Passages, Mark Rothko
Art Center, Dougavpils - Letônia (2019)
In Marco Giannotti’s recent paintings there unfolds a dialogue at least as venerable as the High Renaissance when the art of Florence opposed Venice’s. Namely, between drawing/line and color (disegno and colore). These contending elements were long germinal in Giannotti’s work – at least since the “Facades” series (“Fachadas”, 1993). However, the artist has continued to lend them strikingly modern forms appropriate to the New World of his Brazilian homeland, as well as our increasingly dark times. By no coincidence, too, the American Abstract Expressionist Mark Rothko famously described his haunting images as “facades”. Giannotti thus aims to synthesize tradition with the example set by one of the past century’s greatest masters of abstraction.
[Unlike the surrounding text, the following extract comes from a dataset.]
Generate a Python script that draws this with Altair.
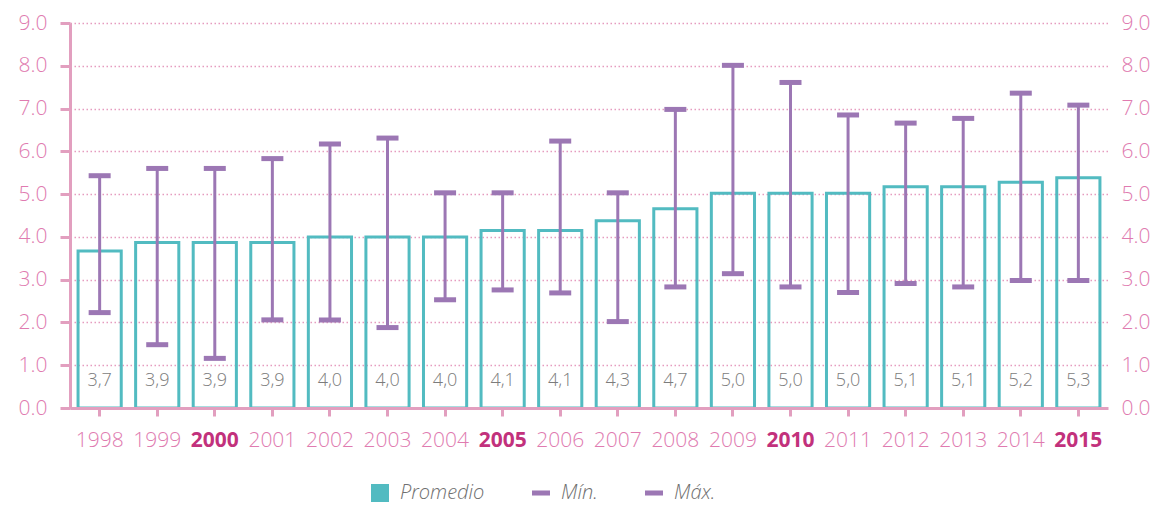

The dizzying linear perspectives that now infiltrate Giannotti’s compositions assume the semblance of grids. Grids have ancient links with architectural designs and their modules, not to mention the order associated with city plans. In short, grids organize and delimit potentially infinite expanses. As such, a quintessential modernist architect, the German Mies van der Rohe, evolved a gridded “universal space” during the late 1920s as a way to rationalize his ideal buildings. By contrast, Rothko’s rectangles may be a retort to a similar outlook: Piet Mondrian’s utopian rectilinear designs involving a marriage of horizontals and vertical color planes. Nevertheless, in Rothko’s hand this bright clarity assumed a more enigmatic, tragic quality. The same applies to Giannotti’s latest work. Here, melancholy colors – subfusc purples, maroon and dusky blues – marry with vertiginous urban perspectives. The former suggest a homage to Rothko’s idiosyncratic yet unmistakable colorism. The latter at once recall the eighteenth-century Italian artist Giovanni Piranesi’s extraordinary “Imaginary Prisons” with their plunging, awesome vistas and the altogether new, virtual dimensions that cyberspace has created. Giannotti’s painterly vision leads us on a gripping path interwoven between these existential extremes.